Aside from parameter inference, the gradients of the differentiable cutting simulator can also be used to optimize the cutting motion of the knife. In the full cutting simulation, the researchers represent a trajectory by keyframes, where each frame prescribes the downward velocity, as well as the frequency and amplitude of a sinusoidal sideways velocity. At the start of the optimization, the initial motion is a straight downward-pressing motion.
NVIDIA and USC optimized this trajectory with the objective to minimize the mean force on the knife and penalize the time it takes to cut the object.
Studies have shown that humans perform sawing motions when cutting biomaterials in order to reduce the required force. Such behavior emerged from the researchers' optimization as well.
After 50 iterations with the Adam optimizer, the average knife force was reduced by 15%. However, the knife slices sideways further than its blade length. The researchers adds a hard constraint to keep the lateral motion within valid limits and perform constrained optimization. Thanks to the end-to-end-differentiability of DiSECt, accurate gradients for such constraints are available and led to a valid knife motion that requires only 0.3% more force than the unconstrained result.

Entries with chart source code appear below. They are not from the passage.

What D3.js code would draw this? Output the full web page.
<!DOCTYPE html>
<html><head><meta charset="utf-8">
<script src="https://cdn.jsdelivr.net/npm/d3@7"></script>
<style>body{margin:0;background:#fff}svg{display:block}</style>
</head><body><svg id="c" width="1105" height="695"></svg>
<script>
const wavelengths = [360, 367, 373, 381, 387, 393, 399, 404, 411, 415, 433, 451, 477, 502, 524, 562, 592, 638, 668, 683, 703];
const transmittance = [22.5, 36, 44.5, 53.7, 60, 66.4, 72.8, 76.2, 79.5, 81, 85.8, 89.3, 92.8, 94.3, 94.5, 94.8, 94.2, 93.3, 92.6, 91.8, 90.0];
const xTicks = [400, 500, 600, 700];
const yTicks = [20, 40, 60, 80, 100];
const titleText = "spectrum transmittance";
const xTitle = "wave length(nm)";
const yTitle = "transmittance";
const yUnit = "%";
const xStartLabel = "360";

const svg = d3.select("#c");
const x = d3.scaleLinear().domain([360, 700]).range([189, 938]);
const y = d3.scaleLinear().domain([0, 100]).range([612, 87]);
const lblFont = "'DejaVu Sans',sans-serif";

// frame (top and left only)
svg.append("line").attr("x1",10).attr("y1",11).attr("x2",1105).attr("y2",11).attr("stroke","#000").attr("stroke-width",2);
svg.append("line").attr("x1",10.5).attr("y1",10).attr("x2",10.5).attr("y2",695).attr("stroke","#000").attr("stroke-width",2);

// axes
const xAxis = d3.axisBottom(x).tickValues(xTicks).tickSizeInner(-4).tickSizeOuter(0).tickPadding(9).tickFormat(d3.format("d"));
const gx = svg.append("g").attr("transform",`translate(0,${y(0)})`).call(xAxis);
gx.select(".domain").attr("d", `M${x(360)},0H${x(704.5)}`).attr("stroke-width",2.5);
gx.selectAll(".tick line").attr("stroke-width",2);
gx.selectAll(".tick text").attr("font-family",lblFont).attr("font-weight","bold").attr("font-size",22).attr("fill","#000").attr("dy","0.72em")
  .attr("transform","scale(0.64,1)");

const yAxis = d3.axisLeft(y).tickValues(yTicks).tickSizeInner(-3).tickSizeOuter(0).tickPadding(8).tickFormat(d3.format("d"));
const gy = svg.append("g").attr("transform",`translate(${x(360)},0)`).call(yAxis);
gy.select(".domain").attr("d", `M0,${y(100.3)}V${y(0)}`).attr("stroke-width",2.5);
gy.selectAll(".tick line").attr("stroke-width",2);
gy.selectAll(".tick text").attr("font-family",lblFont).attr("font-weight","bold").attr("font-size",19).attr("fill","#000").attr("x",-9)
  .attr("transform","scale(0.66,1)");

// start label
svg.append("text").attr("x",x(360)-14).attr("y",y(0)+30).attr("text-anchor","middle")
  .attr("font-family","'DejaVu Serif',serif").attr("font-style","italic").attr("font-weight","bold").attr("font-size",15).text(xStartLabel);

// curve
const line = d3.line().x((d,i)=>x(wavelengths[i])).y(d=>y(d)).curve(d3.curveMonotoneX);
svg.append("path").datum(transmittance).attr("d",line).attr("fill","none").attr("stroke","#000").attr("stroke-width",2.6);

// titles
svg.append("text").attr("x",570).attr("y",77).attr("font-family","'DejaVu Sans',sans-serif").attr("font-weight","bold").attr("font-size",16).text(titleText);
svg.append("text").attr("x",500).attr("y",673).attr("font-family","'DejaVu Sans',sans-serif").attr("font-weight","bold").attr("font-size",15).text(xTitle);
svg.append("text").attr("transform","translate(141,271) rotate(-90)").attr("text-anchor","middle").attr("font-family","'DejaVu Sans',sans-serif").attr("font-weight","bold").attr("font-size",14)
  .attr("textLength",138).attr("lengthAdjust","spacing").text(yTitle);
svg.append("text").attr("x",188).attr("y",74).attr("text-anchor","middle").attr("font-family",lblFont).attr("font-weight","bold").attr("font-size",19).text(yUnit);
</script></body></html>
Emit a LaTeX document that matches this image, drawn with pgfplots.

Cutting food items multiple times results in slightly different force profiles for each instance, depending on the geometry of such materials. NVIDIA and USC also presented results to transfer simulation parameters between different meshes corresponding to the same material.
The approach uses optimal transport to find correspondences between simulation parameters of a source mesh and a target mesh (e.g., local stiffnesses) based on the location of the virtual nodes.
As shown in the following figure, the 2D positions of these nodes along the cutting surface allow us to map simulation parameters (shown here is the softness of the cutting springs) to topologically different target geometries.
“In our ongoing research, we are bringing our differentiable simulation approach to real-world robotic cutting,” said Eric Heiden, an NVIDIA intern and Ph.D. candidate at the Robotic Embedded Systems Lab at USC. “We investigate a closed-loop control system where the simulator is updated online from force measurements, while the robot is cutting foodstuffs. Through model-predictive planning and optimal control, we aim to find time- and energy-efficient cutting actions that apply to the physical system.”